The enterprising graduates hatched a stakeout plan for the new rooms, organising a rota of sit-ins during popular times after lunch and after dinner, and deploying as necessary the unsociable tactics of stare-down and invasion of personal space. In February 1959, they obtained authorisation from the JCR for a rather innocent-sounding “experiment” (and expressly not “a BA privilege”) to bring and cook their own coffee in the Samuel Butler Room. After a four-month trial, graduate student Ken Blythe reported enthusiastically to the JCR about the experiment’s success. With the arrival of the new academic year in October 1959, the JCR agreed to install a graduate representative on the Committee – man with a mission, Brian Jeffrey. Within a month, Jeffrey raised the issue of BA rights and requested official recognition of the rooms for the sole use of graduates. The general view of the Committee was that “the de facto recognition of the Samuel Butler Rooms to BAs should not be extended de jure”. Undeterred, Jeffrey returned a month later with a more substantial proposal, to be put to the College Council, and supported by the example of the Middle Common Room of Lincoln College, Oxford (the first of its kind, which, incidentally, was championed by Lord Howard Florey, Nobel Prize recipient for the discovery of penicillin). In January 1960, the Council was reported as having found the de facto position both satisfactory and sufficient. Jeffrey made another proposal a month later, and this time (assisted by the fact that either he or Ken Blythe had an uncle amongst the tutors) he was successful, with a Council Minute on 19 February 1960 recording that the room would be officially recognised for BAs. The ownership of the ante-room was to be determined by usage.
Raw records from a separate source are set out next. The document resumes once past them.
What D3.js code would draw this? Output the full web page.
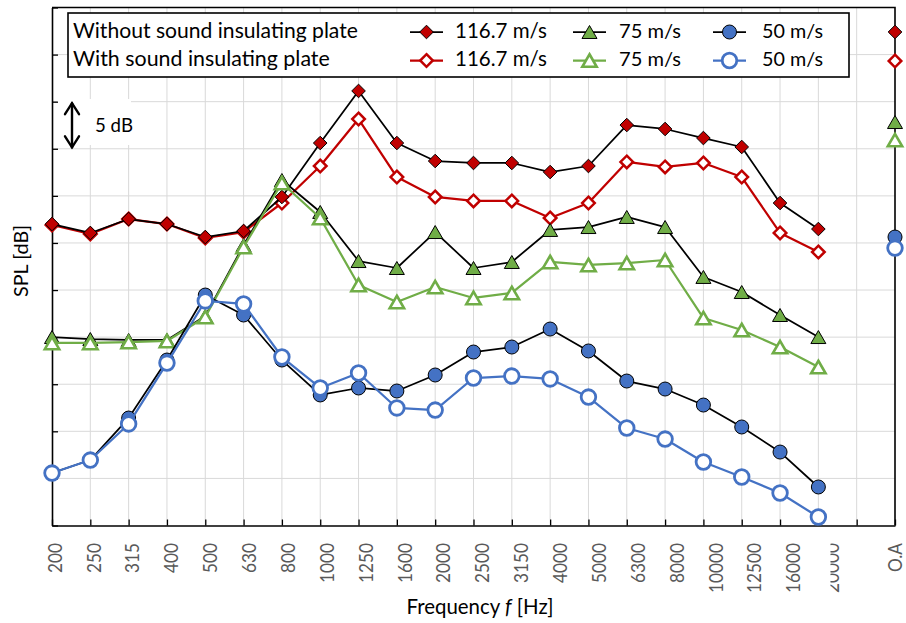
<!DOCTYPE html>
<html><head><meta charset="utf-8">
<script src="https://cdn.jsdelivr.net/npm/d3@7"></script>
<style>body{margin:0;background:#fff;} svg{display:block;font-family:Lato, "Open Sans", sans-serif;}</style>
</head><body>
<svg id="chart" width="906" height="623"></svg>
<script>
// ---------- data (relative SPL, dB) ----------
const freqLabels = ["200","250","315","400","500","630","800","1000","1250","1600","2000","2500","3150","4000","5000","6300","8000","10000","12500","16000","20000"];
const overallLabel = "O.A";
const axisCategories = [...freqLabels, "", overallLabel];
const yTickValues = [0,5,10,15,20,25,30,35,40,45,50,55];

const spl116Without = [32.01,31.06,32.54,32.01,30.63,31.27,34.88,40.61,46.14,40.61,38.70,38.49,38.49,37.53,38.17,42.52,42.10,41.14,40.19,34.24,31.48];
const spl116WithoutOA = 52.40;
const spl116With = [31.91,30.95,32.54,32.01,30.53,31.16,34.24,38.17,43.16,37.00,34.88,34.46,34.46,32.65,34.24,38.60,38.07,38.49,37.00,31.06,29.04];
const spl116WithOA = 49.32;
const spl75Without = [20.01,19.80,19.70,19.70,22.24,29.78,36.68,33.29,28.08,27.34,31.16,27.34,27.98,31.38,31.69,32.76,31.69,26.39,24.79,22.35,20.01];
const spl75WithoutOA = 42.84;
const spl75With = [19.38,19.38,19.48,19.59,22.14,29.57,36.37,32.65,25.54,23.73,25.32,24.16,24.69,27.98,27.66,27.87,28.19,22.03,20.76,18.95,16.83];
const spl75WithOA = 40.93;
const spl50Without = [5.57,6.95,11.41,17.57,24.47,22.35,17.57,13.86,14.60,14.28,15.98,18.42,18.95,20.86,18.53,15.34,14.49,12.79,10.46,7.80,4.09];
const spl50WithoutOA = 30.63;
const spl50With = [5.57,6.95,10.78,17.25,23.84,23.52,17.89,14.60,16.19,12.48,12.26,15.66,15.87,15.56,13.64,10.35,9.18,6.74,5.15,3.45,0.90];
const spl50WithOA = 29.46;

const legendHeaders = ["Without sound insulating plate","With sound insulating plate"];
const speedLabels = ["116.7 m/s","75 m/s","50 m/s"];

// ---------- styles ----------
const RED="#c00000", GREEN="#70ad47", BLUE="#4472c4";
const diamond = {draw(ctx,size){const r=Math.sqrt(size);ctx.moveTo(0,-r);ctx.lineTo(r,0);ctx.lineTo(0,r);ctx.lineTo(-r,0);ctx.closePath();}};
const triangle = {draw(ctx,size){const w=Math.sqrt(size),h=0.866*w;ctx.moveTo(0,-h);ctx.lineTo(w,h);ctx.lineTo(-w,h);ctx.closePath();}};
const circle = {draw(ctx,size){const r=Math.sqrt(size);ctx.moveTo(r,0);ctx.arc(0,0,r,0,2*Math.PI);ctx.closePath();}};

const series = [
  {vals:spl116With, oa:spl116WithOA, lineColor:RED, lineW:2.25, type:diamond, r:6.3, fill:"#fff", stroke:RED, sw:2.5, col:0,row:1},
  {vals:spl116Without, oa:spl116WithoutOA, lineColor:"#000", lineW:1.75, type:diamond, r:6.8, fill:RED, stroke:"#000", sw:1, col:0,row:0},
  {vals:spl75Without, oa:spl75WithoutOA, lineColor:"#000", lineW:1.75, type:triangle, r:7.5, fill:GREEN, stroke:"#000", sw:1, col:1,row:0},
  {vals:spl75With, oa:spl75WithOA, lineColor:GREEN, lineW:2.25, type:triangle, r:7.2, fill:"#fff", stroke:GREEN, sw:2.6, col:1,row:1},
  {vals:spl50Without, oa:spl50WithoutOA, lineColor:"#000", lineW:1.75, type:circle, r:7, fill:BLUE, stroke:"#000", sw:1, col:2,row:0},
  {vals:spl50With, oa:spl50WithOA, lineColor:BLUE, lineW:2.25, type:circle, r:7.3, fill:"#fff", stroke:BLUE, sw:2.8, col:2,row:1}
];

const svg = d3.select("#chart");
const L=52, R=895, T=7.5, B=525.5;
const x = d3.scalePoint().domain(axisCategories).range([L,R]);
const xLabel = d3.scalePoint().domain(freqLabels).range([54.5, 832]);
const y = d3.scaleLinear().domain([0,55]).range([B,T]);

// gridlines
const grid = svg.append("g").attr("stroke","#d9d9d9").attr("stroke-width",1);
grid.selectAll("line.v").data(axisCategories.slice(1,-1)).join("line")
  .attr("x1",d=>x(d)).attr("x2",d=>x(d)).attr("y1",T).attr("y2",B);
grid.selectAll("line.h").data(yTickValues.slice(1,-1)).join("line")
  .attr("x1",L).attr("x2",R).attr("y1",d=>y(d)).attr("y2",d=>y(d));

// 5 dB scale marker
svg.append("rect").attr("x",57).attr("y",99).attr("width",74).attr("height",46).attr("fill","#fff");
const arr = svg.append("g").attr("stroke","#000").attr("stroke-width",2.4).attr("fill","none").attr("stroke-linecap","round");
const aTop=y(45)+1.5, aBot=y(40)-1.5;
arr.append("line").attr("x1",72).attr("x2",72).attr("y1",aTop).attr("y2",aBot);
arr.append("path").attr("d",`M65,${aTop+11}L72,${aTop}L79,${aTop+11}`);
arr.append("path").attr("d",`M65,${aBot-11}L72,${aBot}L79,${aBot-11}`);

// fitting helper
function fit(sel, target){
  const w = sel.node().getComputedTextLength();
  const fs = parseFloat(sel.attr("font-size"));
  sel.attr("font-size", fs*target/w);
  return sel;
}
fit(svg.append("text").attr("x",95).attr("y",132).attr("font-size",16).attr("fill","#000").text("5 dB"),38);

// axes
const axB = svg.append("g").attr("transform",`translate(0,${B})`)
  .call(d3.axisBottom(x).tickSize(-6).tickSizeOuter(0).tickFormat(""));
const axL = svg.append("g").attr("transform",`translate(${L},0)`)
  .call(d3.axisLeft(y).tickValues(yTickValues).tickSize(-6).tickSizeOuter(0).tickFormat(""));
[axB,axL].forEach(a=>{a.select(".domain").attr("stroke","#000").attr("stroke-width",1.6);a.selectAll(".tick line").attr("stroke","#000").attr("stroke-width",1.3);});
// top & right border
svg.append("path").attr("d",`M${L},${T}H${R}V${B}`).attr("fill","none").attr("stroke","#000").attr("stroke-width",1.6);

// tick labels
const probe = svg.append("text").attr("font-size",16).text("1000");
const tickFs = 16*40/probe.node().getComputedTextLength();
probe.remove();
svg.append("defs").append("clipPath").attr("id","clip20k").append("rect").attr("x",830.5).attr("y",530).attr("width",30).attr("height",80);
const tl = svg.append("g");
tl.selectAll("g").data(freqLabels).join("g")
  .attr("clip-path",d=>d==="20000"?"url(#clip20k)":null)
  .append("text")
  .attr("transform",d=>`translate(${xLabel(d)},543) rotate(-90) scale(1,1.15)`)
  .attr("text-anchor","end").attr("dy","0.36em").attr("font-size",tickFs).attr("fill","#595959")
  .text(d=>d);
tl.append("text").attr("transform",`translate(${x(overallLabel)},543) rotate(-90) scale(1,1.15)`)
  .attr("text-anchor","end").attr("dy","0.36em").attr("font-size",tickFs).attr("fill","#595959").text(overallLabel);

// axis titles
const yt = svg.append("text").attr("transform","translate(21,261) rotate(-90)").attr("text-anchor","middle")
  .attr("dy","0.36em").attr("font-size",17).attr("fill","#000").text("SPL [dB]");
fit(yt,72);
const xt = svg.append("text").attr("x",480).attr("y",614).attr("text-anchor","middle").attr("font-size",18).attr("fill","#000");
xt.append("tspan").text("Frequency ");
xt.append("tspan").attr("font-style","italic").text("f");
xt.append("tspan").text(" [Hz]");
fit(xt,147);

// series
const line = d3.line().x((d,i)=>x(freqLabels[i])).y(d=>y(d));
const sym = s => d3.symbol().type(s.type).size(s.r*s.r)();
series.forEach(s=>{
  const g = svg.append("g");
  g.append("path").attr("d",line(s.vals)).attr("fill","none").attr("stroke",s.lineColor).attr("stroke-width",s.lineW).attr("stroke-linejoin","round");
  const pts = s.vals.map((v,i)=>({cx:x(freqLabels[i]),cy:y(v)})).concat([{cx:x(overallLabel),cy:y(s.oa)}]);
  g.selectAll("path.m").data(pts).join("path").attr("class","m")
    .attr("transform",d=>`translate(${d.cx},${d.cy})`).attr("d",sym(s))
    .attr("fill",s.fill).attr("stroke",s.stroke).attr("stroke-width",s.sw).attr("stroke-linejoin","miter");
});

// legend
const lg = svg.append("g");
lg.append("rect").attr("x",68).attr("y",13).attr("width",781).attr("height",64).attr("fill","#fff").attr("stroke","#000").attr("stroke-width",1.6);
const rowY=[32,60.5], baseY=[37.5,65.5];
fit(lg.append("text").attr("x",73).attr("y",baseY[0]).attr("font-size",18).text(legendHeaders[0]),285);
fit(lg.append("text").attr("x",73).attr("y",baseY[1]).attr("font-size",18).text(legendHeaders[1]),257);
const colLine=[[410,443],[573,606],[713,746]], colText=[455,619,762], colW=[92,62,61];
series.forEach(s=>{
  const [x1,x2]=colLine[s.col], yy=rowY[s.row];
  lg.append("line").attr("x1",x1).attr("x2",x2).attr("y1",yy).attr("y2",yy).attr("stroke",s.lineColor).attr("stroke-width",s.lineW);
  lg.append("path").attr("transform",`translate(${(x1+x2)/2},${yy})`).attr("d",sym(s))
    .attr("fill",s.fill).attr("stroke",s.stroke).attr("stroke-width",s.sw);
  fit(lg.append("text").attr("x",colText[s.col]).attr("y",baseY[s.row]).attr("font-size",18).text(speedLabels[s.col]),colW[s.col]);
});
</script>
</body></html>
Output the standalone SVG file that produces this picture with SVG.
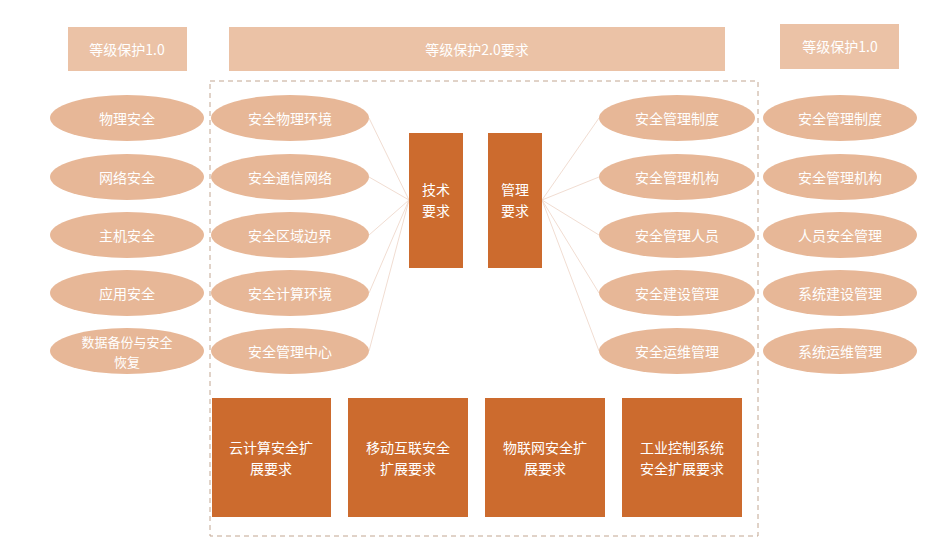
<svg xmlns="http://www.w3.org/2000/svg" width="933" height="542" viewBox="0 0 933 542">
<style>
.hdr{fill:#EBC2A6}
.ell{fill:#E7B797}
.dark{fill:#CC6B2E}
.t{font-family:"Noto Sans CJK SC","Noto Sans",sans-serif;font-size:14px;fill:#ffffff;text-anchor:middle;dominant-baseline:central}
.s{font-size:13px}
.ln{stroke:#F1DDD2;stroke-width:1;fill:none}
</style>
<rect width="933" height="542" fill="#ffffff"/>
<g id="frame"><rect x="210" y="81" width="548" height="455" fill="none" stroke="#C2A691" stroke-width="1" stroke-dasharray="5,4"/></g>
<g id="connectors">
<line class="ln" x1="369" y1="118" x2="409" y2="200"/>
<line class="ln" x1="369" y1="177" x2="409" y2="200"/>
<line class="ln" x1="369" y1="235" x2="409" y2="200"/>
<line class="ln" x1="369" y1="293" x2="409" y2="200"/>
<line class="ln" x1="369" y1="351" x2="409" y2="200"/>
<line class="ln" x1="542" y1="200" x2="599" y2="118"/>
<line class="ln" x1="542" y1="200" x2="599" y2="177"/>
<line class="ln" x1="542" y1="200" x2="599" y2="235"/>
<line class="ln" x1="542" y1="200" x2="599" y2="293"/>
<line class="ln" x1="542" y1="200" x2="599" y2="351"/>
</g>
<g id="hdr-left"><rect class="hdr" x="68" y="27" width="119" height="44"/><text class="t" x="127" y="49">等级保护1.0</text></g>
<g id="hdr-mid"><rect class="hdr" x="229" y="27" width="496" height="44"/><text class="t" x="477" y="49">等级保护2.0要求</text></g>
<g id="hdr-right"><rect class="hdr" x="780" y="24" width="119" height="45"/><text class="t" x="840" y="46">等级保护1.0</text></g>
<g id="c1r1"><ellipse class="ell" cx="127" cy="118" rx="77" ry="23"/><text class="t" x="127" y="118">物理安全</text></g>
<g id="c1r2"><ellipse class="ell" cx="127" cy="177" rx="77" ry="23"/><text class="t" x="127" y="177">网络安全</text></g>
<g id="c1r3"><ellipse class="ell" cx="127" cy="235" rx="77" ry="23"/><text class="t" x="127" y="235">主机安全</text></g>
<g id="c1r4"><ellipse class="ell" cx="127" cy="293" rx="77" ry="23"/><text class="t" x="127" y="293">应用安全</text></g>
<g id="c1r5"><ellipse class="ell" cx="127" cy="351" rx="77" ry="23"/><text class="t s" x="127" y="341">数据备份与安全</text><text class="t s" x="127" y="361">恢复</text></g>
<g id="c2r1"><ellipse class="ell" cx="290" cy="118" rx="79" ry="23"/><text class="t" x="290" y="118">安全物理环境</text></g>
<g id="c2r2"><ellipse class="ell" cx="290" cy="177" rx="79" ry="23"/><text class="t" x="290" y="177">安全通信网络</text></g>
<g id="c2r3"><ellipse class="ell" cx="290" cy="235" rx="79" ry="23"/><text class="t" x="290" y="235">安全区域边界</text></g>
<g id="c2r4"><ellipse class="ell" cx="290" cy="293" rx="79" ry="23"/><text class="t" x="290" y="293">安全计算环境</text></g>
<g id="c2r5"><ellipse class="ell" cx="290" cy="351" rx="79" ry="23"/><text class="t" x="290" y="351">安全管理中心</text></g>
<g id="c3r1"><ellipse class="ell" cx="677" cy="118" rx="78" ry="23"/><text class="t" x="677" y="118">安全管理制度</text></g>
<g id="c3r2"><ellipse class="ell" cx="677" cy="177" rx="78" ry="23"/><text class="t" x="677" y="177">安全管理机构</text></g>
<g id="c3r3"><ellipse class="ell" cx="677" cy="235" rx="78" ry="23"/><text class="t" x="677" y="235">安全管理人员</text></g>
<g id="c3r4"><ellipse class="ell" cx="677" cy="293" rx="78" ry="23"/><text class="t" x="677" y="293">安全建设管理</text></g>
<g id="c3r5"><ellipse class="ell" cx="677" cy="351" rx="78" ry="23"/><text class="t" x="677" y="351">安全运维管理</text></g>
<g id="c4r1"><ellipse class="ell" cx="840" cy="118" rx="77" ry="23"/><text class="t" x="840" y="118">安全管理制度</text></g>
<g id="c4r2"><ellipse class="ell" cx="840" cy="177" rx="77" ry="23"/><text class="t" x="840" y="177">安全管理机构</text></g>
<g id="c4r3"><ellipse class="ell" cx="840" cy="235" rx="77" ry="23"/><text class="t" x="840" y="235">人员安全管理</text></g>
<g id="c4r4"><ellipse class="ell" cx="840" cy="293" rx="77" ry="23"/><text class="t" x="840" y="293">系统建设管理</text></g>
<g id="c4r5"><ellipse class="ell" cx="840" cy="351" rx="77" ry="23"/><text class="t" x="840" y="351">系统运维管理</text></g>
<g id="tech"><rect class="dark" x="409" y="133" width="54" height="135"/><text class="t" x="436" y="189">技术</text><text class="t" x="436" y="210">要求</text></g>
<g id="mgmt"><rect class="dark" x="488" y="133" width="54" height="135"/><text class="t" x="515" y="189">管理</text><text class="t" x="515" y="210">要求</text></g>
<g id="ext1"><rect class="dark" x="212" y="398" width="119" height="119"/><text class="t" x="271" y="447">云计算安全扩</text><text class="t" x="271" y="468">展要求</text></g>
<g id="ext2"><rect class="dark" x="348" y="398" width="120" height="119"/><text class="t" x="408" y="447">移动互联安全</text><text class="t" x="408" y="468">扩展要求</text></g>
<g id="ext3"><rect class="dark" x="485" y="398" width="120" height="119"/><text class="t" x="545" y="447">物联网安全扩</text><text class="t" x="545" y="468">展要求</text></g>
<g id="ext4"><rect class="dark" x="622" y="398" width="120" height="119"/><text class="t" x="682" y="447">工业控制系统</text><text class="t" x="682" y="468">安全扩展要求</text></g>
</svg>
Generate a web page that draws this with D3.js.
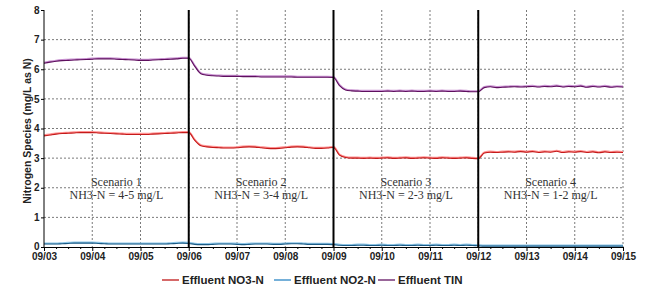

One of the graduate students at the time – Prof. Roger Griffin or Yogi, still an active Fellow, though nominally retired (and still running sub-four-hour marathons) – recalls that the status of the nascent SBR Society increased considerably when one of the students, Australian Arthur McComb, purchased a 1935 20/25 Rolls Royce in December 1959. In it, groups of Johnian graduate students would cruise through town, to the countryside, or across to our sister college at Balliol in Oxford, parking directly under the window of the Master’s Lodge and stating with a flourish “St John’s has arrived”. Their other preferred mode of transport was punt, where, clothed in gowns after dinner, they had a fool-proof strategy of ‘accidentally’ sinking passing punts. They would rear-load their punt, run up onto another, and then all rush forward in an apparently earnest effort to assist. As their unfortunate victims scrambled to salvage themselves and their vessel, the Johnian graduates would chortle their way back to St John’s, before settling for a coffee in the Samuel Butler Room.